See Zeppelin Documentation for more information.
Spark
Spark is available from all of our systems. Spark will run standalone on the node where you run it. On systems such as ilab.cs.rutgers.edu there are enough cores to get reasonable parallelism.
- The usual commands, e.g. pyspark, spark-shell, sparkR, spark-submit, are avaiable on our systems.
- If you run Jupyter on one of our systems, you'll see that there are kernels for Spark in Python and Scala. These effectively run the pyspark or spark-shell commands, respectively, in a Jupyter session. If you want to use GPUs, there are special considerations. See the note at the end of the Jupyter section
- Spark is configured to use 8gb of memory by default. This should be enough for all classwork. With the command-line pyspark and spark-shell, you can add "--driver-memory NNNg" to override this. With the Jupyter Scala core, you can set an environment variable SPARK_OPTS="--conf spark.driver.memory=NNNg" before starting the notebook.
- Spark 3 (which is our current version of Spark) is configured to use Java 17. If you just type "java" on one of our systems, you get Java 17. Spark 2 won't work with anything more recent than Java 8, so the various Spark 2-related commands set an explicit JAVA_HOME to point to Java 8. Note however that Jupyter's Java kernel for Spark uses Java 11 rather than 17, because the Java 17 jshell doesn't work with Spark.

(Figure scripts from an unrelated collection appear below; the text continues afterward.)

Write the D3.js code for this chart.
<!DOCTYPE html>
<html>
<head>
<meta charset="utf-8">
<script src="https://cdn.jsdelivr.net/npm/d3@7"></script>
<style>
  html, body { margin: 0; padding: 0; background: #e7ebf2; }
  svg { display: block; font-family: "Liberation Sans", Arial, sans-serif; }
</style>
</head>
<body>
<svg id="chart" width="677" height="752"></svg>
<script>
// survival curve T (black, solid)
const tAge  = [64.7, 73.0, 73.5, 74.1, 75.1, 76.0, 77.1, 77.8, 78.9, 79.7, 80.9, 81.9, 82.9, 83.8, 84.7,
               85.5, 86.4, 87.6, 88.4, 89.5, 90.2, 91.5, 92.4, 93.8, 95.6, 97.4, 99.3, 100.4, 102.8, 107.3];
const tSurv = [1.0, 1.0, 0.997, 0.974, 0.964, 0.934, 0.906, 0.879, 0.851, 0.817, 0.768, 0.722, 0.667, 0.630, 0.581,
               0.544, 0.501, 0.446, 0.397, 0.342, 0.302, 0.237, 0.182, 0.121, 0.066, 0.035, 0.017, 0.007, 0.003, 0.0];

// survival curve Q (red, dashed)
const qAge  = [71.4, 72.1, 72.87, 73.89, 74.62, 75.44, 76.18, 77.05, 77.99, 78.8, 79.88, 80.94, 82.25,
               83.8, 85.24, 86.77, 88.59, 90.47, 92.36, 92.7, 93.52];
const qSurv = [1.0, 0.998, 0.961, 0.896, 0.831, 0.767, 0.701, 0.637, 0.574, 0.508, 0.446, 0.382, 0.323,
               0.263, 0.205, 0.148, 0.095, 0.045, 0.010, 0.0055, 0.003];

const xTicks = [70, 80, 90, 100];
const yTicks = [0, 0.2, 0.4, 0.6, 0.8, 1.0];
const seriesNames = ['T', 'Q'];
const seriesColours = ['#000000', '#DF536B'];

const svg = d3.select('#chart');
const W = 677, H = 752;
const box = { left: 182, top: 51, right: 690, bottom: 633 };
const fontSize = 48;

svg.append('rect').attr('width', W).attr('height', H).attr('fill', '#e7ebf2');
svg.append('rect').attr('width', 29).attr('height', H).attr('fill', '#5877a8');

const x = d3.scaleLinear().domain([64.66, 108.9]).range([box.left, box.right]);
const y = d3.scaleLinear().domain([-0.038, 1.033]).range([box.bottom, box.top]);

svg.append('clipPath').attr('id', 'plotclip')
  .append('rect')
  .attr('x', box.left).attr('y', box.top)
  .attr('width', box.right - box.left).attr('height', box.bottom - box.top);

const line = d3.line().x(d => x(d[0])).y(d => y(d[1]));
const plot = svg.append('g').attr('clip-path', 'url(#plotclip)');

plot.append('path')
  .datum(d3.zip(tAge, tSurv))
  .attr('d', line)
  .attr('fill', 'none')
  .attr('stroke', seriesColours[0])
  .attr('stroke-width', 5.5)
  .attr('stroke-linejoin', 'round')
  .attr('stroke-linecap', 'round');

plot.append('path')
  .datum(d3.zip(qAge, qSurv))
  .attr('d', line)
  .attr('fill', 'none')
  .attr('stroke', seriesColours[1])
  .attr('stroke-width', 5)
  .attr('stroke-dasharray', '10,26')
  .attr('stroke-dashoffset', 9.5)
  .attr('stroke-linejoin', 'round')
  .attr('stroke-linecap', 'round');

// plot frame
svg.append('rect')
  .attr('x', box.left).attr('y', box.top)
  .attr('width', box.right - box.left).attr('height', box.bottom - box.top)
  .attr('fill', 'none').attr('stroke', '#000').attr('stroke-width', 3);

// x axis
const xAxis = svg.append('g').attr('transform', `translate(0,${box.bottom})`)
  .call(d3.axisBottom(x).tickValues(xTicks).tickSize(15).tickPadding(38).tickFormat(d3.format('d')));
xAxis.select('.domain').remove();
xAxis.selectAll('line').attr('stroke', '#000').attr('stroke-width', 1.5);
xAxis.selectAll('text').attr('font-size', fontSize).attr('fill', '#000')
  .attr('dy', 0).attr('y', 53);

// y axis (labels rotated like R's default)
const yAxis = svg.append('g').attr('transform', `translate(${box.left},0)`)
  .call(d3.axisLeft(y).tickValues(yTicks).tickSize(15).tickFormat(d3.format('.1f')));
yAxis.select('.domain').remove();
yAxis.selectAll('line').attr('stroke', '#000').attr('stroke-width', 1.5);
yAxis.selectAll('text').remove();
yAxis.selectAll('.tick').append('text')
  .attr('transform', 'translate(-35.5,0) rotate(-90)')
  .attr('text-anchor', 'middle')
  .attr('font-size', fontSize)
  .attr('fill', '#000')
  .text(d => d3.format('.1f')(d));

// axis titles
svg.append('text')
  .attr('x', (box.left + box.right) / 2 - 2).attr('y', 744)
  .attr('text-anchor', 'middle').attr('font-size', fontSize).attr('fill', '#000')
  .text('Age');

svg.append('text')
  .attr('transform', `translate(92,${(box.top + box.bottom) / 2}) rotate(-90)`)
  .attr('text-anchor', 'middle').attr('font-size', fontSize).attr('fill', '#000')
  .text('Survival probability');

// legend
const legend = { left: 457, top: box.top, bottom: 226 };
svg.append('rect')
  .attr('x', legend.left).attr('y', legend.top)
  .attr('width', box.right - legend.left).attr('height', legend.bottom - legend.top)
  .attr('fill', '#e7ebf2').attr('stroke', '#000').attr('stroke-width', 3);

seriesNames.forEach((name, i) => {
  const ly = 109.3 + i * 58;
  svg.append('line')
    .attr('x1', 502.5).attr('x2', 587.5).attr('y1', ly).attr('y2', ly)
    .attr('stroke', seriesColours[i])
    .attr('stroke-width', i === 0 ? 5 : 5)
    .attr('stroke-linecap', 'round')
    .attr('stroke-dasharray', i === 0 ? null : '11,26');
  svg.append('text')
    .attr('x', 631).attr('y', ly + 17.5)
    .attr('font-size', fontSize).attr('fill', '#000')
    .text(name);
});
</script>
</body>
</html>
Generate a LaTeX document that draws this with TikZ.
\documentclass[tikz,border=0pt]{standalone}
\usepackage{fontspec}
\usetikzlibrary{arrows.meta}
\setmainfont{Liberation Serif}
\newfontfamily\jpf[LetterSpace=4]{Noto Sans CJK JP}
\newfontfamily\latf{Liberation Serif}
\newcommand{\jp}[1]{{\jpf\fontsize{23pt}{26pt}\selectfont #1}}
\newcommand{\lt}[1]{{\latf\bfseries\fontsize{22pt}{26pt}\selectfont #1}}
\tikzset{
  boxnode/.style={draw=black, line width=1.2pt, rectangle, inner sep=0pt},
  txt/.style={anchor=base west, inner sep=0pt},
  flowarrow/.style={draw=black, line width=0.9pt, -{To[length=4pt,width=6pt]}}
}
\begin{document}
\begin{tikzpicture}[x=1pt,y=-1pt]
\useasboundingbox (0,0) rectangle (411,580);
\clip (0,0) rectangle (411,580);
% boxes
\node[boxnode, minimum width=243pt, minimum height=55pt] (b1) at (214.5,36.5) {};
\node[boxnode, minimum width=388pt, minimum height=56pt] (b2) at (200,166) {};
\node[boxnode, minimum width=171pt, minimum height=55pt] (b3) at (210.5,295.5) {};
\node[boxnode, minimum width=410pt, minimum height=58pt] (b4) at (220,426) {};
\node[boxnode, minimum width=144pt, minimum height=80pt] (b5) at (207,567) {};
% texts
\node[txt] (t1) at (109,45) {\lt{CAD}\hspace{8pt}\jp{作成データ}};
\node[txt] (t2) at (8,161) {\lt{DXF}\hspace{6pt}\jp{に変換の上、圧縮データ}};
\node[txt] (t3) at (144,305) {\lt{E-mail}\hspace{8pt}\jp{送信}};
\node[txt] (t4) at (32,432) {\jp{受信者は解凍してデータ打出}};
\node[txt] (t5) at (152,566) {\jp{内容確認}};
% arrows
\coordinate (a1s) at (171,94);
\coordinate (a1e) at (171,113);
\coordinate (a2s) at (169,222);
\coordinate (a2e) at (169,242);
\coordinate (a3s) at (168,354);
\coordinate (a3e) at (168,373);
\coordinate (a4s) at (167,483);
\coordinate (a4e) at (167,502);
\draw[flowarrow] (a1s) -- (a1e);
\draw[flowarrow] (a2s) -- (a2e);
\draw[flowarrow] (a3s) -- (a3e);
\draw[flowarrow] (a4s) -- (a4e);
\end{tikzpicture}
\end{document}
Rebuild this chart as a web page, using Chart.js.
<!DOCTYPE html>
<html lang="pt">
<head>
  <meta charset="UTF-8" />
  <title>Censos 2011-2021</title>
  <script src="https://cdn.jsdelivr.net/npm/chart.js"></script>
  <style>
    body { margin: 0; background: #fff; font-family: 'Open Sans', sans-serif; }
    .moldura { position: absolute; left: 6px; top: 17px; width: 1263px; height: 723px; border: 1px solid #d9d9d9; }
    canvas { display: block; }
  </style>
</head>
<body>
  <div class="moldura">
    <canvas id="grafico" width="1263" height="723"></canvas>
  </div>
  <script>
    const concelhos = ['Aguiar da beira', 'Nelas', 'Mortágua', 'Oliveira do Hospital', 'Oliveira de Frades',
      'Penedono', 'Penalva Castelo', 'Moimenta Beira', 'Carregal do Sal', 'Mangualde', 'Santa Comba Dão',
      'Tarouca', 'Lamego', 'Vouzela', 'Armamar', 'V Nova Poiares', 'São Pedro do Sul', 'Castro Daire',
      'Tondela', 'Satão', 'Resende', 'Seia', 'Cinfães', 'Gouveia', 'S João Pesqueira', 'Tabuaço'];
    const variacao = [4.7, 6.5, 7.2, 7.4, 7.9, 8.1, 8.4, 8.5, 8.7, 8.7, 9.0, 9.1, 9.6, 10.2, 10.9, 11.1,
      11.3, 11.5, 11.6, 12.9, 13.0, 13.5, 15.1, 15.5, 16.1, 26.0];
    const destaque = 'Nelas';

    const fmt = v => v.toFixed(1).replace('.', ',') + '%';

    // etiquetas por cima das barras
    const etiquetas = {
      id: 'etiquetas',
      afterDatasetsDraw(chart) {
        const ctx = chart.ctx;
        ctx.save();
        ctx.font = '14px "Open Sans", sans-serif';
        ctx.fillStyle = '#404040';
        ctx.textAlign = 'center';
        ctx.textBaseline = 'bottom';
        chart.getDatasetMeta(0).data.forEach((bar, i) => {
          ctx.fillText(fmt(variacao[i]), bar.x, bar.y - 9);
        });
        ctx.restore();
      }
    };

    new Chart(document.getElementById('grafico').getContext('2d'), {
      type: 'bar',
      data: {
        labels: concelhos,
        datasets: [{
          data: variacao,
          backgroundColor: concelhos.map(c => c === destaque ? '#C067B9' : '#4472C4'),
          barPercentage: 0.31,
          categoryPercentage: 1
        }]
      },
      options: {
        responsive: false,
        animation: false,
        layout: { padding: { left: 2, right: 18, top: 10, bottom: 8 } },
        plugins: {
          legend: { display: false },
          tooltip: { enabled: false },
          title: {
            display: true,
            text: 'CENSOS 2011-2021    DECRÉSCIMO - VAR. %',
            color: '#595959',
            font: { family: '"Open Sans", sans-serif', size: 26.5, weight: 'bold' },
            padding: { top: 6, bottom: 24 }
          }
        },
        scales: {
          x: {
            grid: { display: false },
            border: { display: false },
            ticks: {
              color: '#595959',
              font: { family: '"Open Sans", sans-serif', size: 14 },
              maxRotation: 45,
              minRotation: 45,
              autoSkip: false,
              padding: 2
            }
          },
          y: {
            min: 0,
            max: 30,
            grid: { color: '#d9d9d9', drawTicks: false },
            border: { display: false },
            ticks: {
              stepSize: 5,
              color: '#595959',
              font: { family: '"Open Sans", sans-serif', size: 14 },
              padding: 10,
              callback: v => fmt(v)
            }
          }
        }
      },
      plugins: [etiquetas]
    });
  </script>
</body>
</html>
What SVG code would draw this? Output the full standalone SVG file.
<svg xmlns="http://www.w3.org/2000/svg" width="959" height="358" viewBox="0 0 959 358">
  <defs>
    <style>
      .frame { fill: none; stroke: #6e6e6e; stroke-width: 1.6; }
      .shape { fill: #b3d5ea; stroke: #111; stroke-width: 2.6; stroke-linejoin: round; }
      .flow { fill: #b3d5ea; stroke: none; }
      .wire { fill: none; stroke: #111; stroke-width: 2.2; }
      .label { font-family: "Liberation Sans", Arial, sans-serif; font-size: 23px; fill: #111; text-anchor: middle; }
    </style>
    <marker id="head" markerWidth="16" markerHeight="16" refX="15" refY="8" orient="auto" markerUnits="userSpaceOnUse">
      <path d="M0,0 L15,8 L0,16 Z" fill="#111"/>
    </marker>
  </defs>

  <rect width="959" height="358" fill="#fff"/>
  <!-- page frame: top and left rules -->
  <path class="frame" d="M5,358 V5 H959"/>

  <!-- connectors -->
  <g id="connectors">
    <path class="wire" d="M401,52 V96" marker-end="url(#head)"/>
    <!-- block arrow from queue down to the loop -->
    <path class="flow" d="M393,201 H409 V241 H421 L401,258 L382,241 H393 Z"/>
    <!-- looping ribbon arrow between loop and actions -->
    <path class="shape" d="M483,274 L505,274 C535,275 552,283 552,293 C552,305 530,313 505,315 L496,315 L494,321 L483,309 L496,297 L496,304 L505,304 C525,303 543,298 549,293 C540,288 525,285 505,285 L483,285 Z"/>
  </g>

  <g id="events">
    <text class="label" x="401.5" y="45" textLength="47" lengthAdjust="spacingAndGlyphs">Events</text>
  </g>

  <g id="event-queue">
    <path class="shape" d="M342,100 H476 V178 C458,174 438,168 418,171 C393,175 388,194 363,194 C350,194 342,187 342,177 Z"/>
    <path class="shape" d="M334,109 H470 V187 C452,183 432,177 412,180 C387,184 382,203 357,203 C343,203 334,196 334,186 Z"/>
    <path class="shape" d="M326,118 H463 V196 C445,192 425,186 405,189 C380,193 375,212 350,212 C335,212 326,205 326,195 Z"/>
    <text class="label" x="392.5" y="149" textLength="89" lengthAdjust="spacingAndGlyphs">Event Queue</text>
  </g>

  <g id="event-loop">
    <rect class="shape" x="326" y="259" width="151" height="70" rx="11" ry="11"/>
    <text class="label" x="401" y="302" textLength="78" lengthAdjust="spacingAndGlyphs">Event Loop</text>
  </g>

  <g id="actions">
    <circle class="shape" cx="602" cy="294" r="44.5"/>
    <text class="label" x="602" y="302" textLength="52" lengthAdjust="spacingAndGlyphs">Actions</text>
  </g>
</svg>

If you want to write significant Spark programs, you'll probably be using the command line (and maybe an IDE). See Spark Programming for specifics in doing Spark programs here. The rest of this section describes use of Spark from Jupyter and the interactive commands.
The pyspark command-line program, and the Spark in Python3 session in Jupyter, set up a Spark context for you in python3. The following variables are defined:
- spark - a pyspark.sql.SparkSession (using Hive)
- sc - a SparkContext
- sql - a bound method SparkSession.sql for the session
- sqlContext - an SQLContext [for compatibility]
- sqlCtx - an old name for sqlContext
The spark-shell command-line program, and the Spark in Scala session in Jupyter, set up a Spark context in Scala, with the following variables:
- spark - a pyspark.sql.SparkSession (using Hive)
- sc - a SparkContext
The Spark in Java kernel in Jupyter defines
- jsc - a JavaSparkContext
- spark - a SparkSession
- sc - a SparkContext
Graphics is avaiable within Jupyter / ipython using matplotlib. E.g "%matplotlib inline".
Python support for Jupyter is well documented. See The Jupyter Notebook.
The rest of this section has information on the Scala kernel for Jupyter, and spark-shell, since it's less well documented elsewhere. Here's the official documentation: Apache Torree Quick Start.
Graphics in Scala
We are currently unable to support graphics in Scala from Jupyter. We suggest that you prepare data in Scala, write it out, and then use Python to graph it. While there are graphics packages for Scala, they either haven't been updated for the current version of Scala or won't install. (If you find one that works, please tell us. We'd be happy to install it.)
Add classes to Scala
The Scala enviornment has access to a large set of Spark-related libraries, as well as other standard libraries such as Apache Commons. Try "ls /common/system/spark/jars/" to see them all. If you need more, in Jupyter, you can use "%classpath" to load them. See the FAQ for more information. They tell use to use
%AddDeps group-id artifact-id versionto load libraries. This command searches the Maven collection of libraries. Just about any library you could want is in Maven. Here's a search tool: Maven search That search will display the group ID, artifact ID, and latest version. For generic libraries you probably should use the most recent. With Spark-related libraries you may want to use version 3.5.1, so it matches the version of Spark we have installed.
In Spark-shell, the --jars and --packages options perform the same function. For --packages, arguments look like groupid:artifactid:version
Oddities in Scala
- In Jupyter, if you define a class and use it in the same paragraph it may give an undefined error. You may have to execute the definition before the use. You probably won't see this in spark-shell, because it executes every line as it is complete.
- The Jupyter Scala kernel doesn't prefine the SQL context. Try "val sqlContext = new org.apache.spark.sql.hive.HiveContext(sc)"
- If you try to create a Hive table, you may get a permissions error from Derby. If so, you'll have to do "System.setSecurityManager(null)" before creating the SQL context.
Map/Reduce
The Hadoop software is installed in standalone mode on all of our systems. The only real use would be for Map/Reduce jobs. Note that jobs will run in local mode. However on our larger systems, e.g. ilab1, ilab2 and ilab3, you can get a reasonable amount of parallelism if you adjust the number of tasks. (By default only 2 map tasks are run.)
See Map/Reduce on CS Systems for details.